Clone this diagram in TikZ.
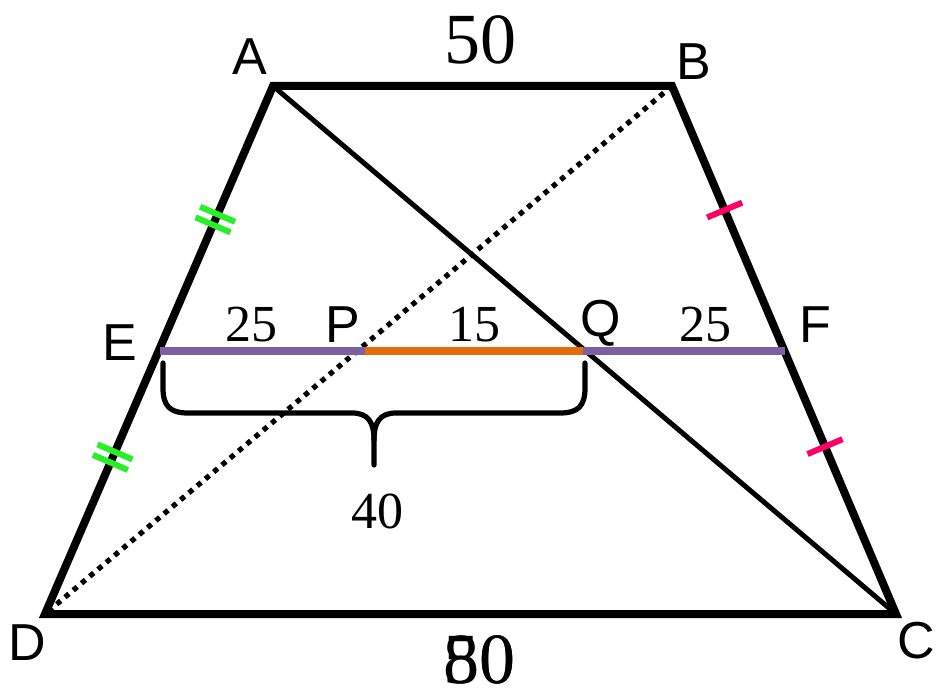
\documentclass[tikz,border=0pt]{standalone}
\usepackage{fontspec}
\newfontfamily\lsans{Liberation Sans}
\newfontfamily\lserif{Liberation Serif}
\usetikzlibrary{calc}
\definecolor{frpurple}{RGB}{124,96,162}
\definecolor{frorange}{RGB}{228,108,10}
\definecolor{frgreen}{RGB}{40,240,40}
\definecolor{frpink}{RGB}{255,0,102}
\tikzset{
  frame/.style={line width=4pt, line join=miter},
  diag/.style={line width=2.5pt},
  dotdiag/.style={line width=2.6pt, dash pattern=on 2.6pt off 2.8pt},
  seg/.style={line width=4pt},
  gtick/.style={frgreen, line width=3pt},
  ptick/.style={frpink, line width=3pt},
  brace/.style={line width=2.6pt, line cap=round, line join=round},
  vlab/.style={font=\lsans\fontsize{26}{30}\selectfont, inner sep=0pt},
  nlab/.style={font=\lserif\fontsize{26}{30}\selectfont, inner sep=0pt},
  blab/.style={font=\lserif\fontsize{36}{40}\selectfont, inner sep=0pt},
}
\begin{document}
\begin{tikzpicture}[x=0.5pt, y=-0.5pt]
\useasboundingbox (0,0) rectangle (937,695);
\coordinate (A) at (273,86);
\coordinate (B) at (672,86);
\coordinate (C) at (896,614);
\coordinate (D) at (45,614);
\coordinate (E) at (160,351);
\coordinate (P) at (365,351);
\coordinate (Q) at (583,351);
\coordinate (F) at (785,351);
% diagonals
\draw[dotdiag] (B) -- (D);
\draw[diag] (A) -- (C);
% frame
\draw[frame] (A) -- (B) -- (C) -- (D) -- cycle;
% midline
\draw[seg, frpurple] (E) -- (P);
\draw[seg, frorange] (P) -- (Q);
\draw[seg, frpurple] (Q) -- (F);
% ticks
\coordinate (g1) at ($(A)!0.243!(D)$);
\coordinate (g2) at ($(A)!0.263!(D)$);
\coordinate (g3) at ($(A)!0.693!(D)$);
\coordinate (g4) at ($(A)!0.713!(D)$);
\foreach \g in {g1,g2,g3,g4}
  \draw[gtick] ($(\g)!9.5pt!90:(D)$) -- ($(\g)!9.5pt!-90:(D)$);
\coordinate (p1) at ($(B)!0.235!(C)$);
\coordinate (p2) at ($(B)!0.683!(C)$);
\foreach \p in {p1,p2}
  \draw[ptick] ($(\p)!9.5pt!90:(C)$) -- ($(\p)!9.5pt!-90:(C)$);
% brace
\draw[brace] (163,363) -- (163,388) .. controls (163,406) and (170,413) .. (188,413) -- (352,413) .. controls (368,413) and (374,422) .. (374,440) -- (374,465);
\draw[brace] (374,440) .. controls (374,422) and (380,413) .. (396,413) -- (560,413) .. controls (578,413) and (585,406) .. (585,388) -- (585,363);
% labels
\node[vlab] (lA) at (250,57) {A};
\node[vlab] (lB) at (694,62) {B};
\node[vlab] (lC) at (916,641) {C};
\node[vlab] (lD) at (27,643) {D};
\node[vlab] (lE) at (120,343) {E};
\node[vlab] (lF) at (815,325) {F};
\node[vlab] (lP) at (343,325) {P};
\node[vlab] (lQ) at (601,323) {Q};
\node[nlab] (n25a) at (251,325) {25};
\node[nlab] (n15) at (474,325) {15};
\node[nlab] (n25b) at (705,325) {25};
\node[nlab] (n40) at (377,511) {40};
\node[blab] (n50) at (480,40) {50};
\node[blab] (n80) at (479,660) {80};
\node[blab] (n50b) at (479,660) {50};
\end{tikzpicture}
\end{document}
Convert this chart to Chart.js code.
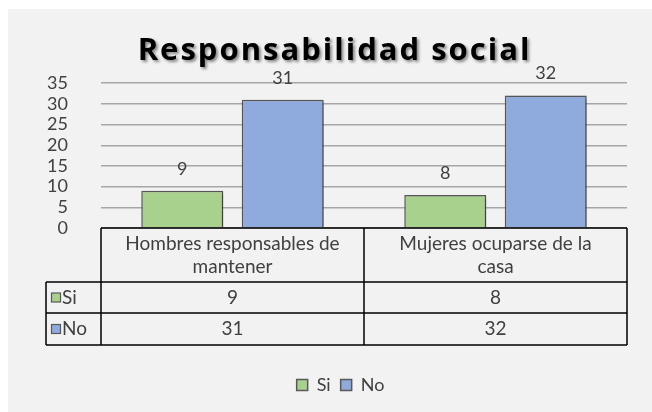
□ □ □ □ □ □ □
Set down the lines of the records above exactly, apart from the pictures.

Clone this diagram in TikZ.
\documentclass[tikz,border=0pt]{standalone}
\usepackage{fontspec}
\newfontfamily\lsans{Liberation Sans}
\newfontfamily\lserif{Liberation Serif}
\usetikzlibrary{calc}
\definecolor{frpurple}{RGB}{124,96,162}
\definecolor{frorange}{RGB}{228,108,10}
\definecolor{frgreen}{RGB}{40,240,40}
\definecolor{frpink}{RGB}{255,0,102}
\tikzset{
  frame/.style={line width=4pt, line join=miter},
  diag/.style={line width=2.5pt},
  dotdiag/.style={line width=2.6pt, dash pattern=on 2.6pt off 2.8pt},
  seg/.style={line width=4pt},
  gtick/.style={frgreen, line width=3pt},
  ptick/.style={frpink, line width=3pt},
  brace/.style={line width=2.6pt, line cap=round, line join=round},
  vlab/.style={font=\lsans\fontsize{26}{30}\selectfont, inner sep=0pt},
  nlab/.style={font=\lserif\fontsize{26}{30}\selectfont, inner sep=0pt},
  blab/.style={font=\lserif\fontsize{36}{40}\selectfont, inner sep=0pt},
}
\begin{document}
\begin{tikzpicture}[x=0.5pt, y=-0.5pt]
\useasboundingbox (0,0) rectangle (937,695);
\coordinate (A) at (273,86);
\coordinate (B) at (672,86);
\coordinate (C) at (896,614);
\coordinate (D) at (45,614);
\coordinate (E) at (160,351);
\coordinate (P) at (365,351);
\coordinate (Q) at (583,351);
\coordinate (F) at (785,351);
% diagonals
\draw[dotdiag] (B) -- (D);
\draw[diag] (A) -- (C);
% frame
\draw[frame] (A) -- (B) -- (C) -- (D) -- cycle;
% midline
\draw[seg, frpurple] (E) -- (P);
\draw[seg, frorange] (P) -- (Q);
\draw[seg, frpurple] (Q) -- (F);
% ticks
\coordinate (g1) at ($(A)!0.243!(D)$);
\coordinate (g2) at ($(A)!0.263!(D)$);
\coordinate (g3) at ($(A)!0.693!(D)$);
\coordinate (g4) at ($(A)!0.713!(D)$);
\foreach \g in {g1,g2,g3,g4}
  \draw[gtick] ($(\g)!9.5pt!90:(D)$) -- ($(\g)!9.5pt!-90:(D)$);
\coordinate (p1) at ($(B)!0.235!(C)$);
\coordinate (p2) at ($(B)!0.683!(C)$);
\foreach \p in {p1,p2}
  \draw[ptick] ($(\p)!9.5pt!90:(C)$) -- ($(\p)!9.5pt!-90:(C)$);
% brace
\draw[brace] (163,363) -- (163,388) .. controls (163,406) and (170,413) .. (188,413) -- (352,413) .. controls (368,413) and (374,422) .. (374,440) -- (374,465);
\draw[brace] (374,440) .. controls (374,422) and (380,413) .. (396,413) -- (560,413) .. controls (578,413) and (585,406) .. (585,388) -- (585,363);
% labels
\node[vlab] (lA) at (250,57) {A};
\node[vlab] (lB) at (694,62) {B};
\node[vlab] (lC) at (916,641) {C};
\node[vlab] (lD) at (27,643) {D};
\node[vlab] (lE) at (120,343) {E};
\node[vlab] (lF) at (815,325) {F};
\node[vlab] (lP) at (343,325) {P};
\node[vlab] (lQ) at (601,323) {Q};
\node[nlab] (n25a) at (251,325) {25};
\node[nlab] (n15) at (474,325) {15};
\node[nlab] (n25b) at (705,325) {25};
\node[nlab] (n40) at (377,511) {40};
\node[blab] (n50) at (480,40) {50};
\node[blab] (n80) at (479,660) {80};
\node[blab] (n50b) at (479,660) {50};
\end{tikzpicture}
\end{document}
Convert this chart to Chart.js code.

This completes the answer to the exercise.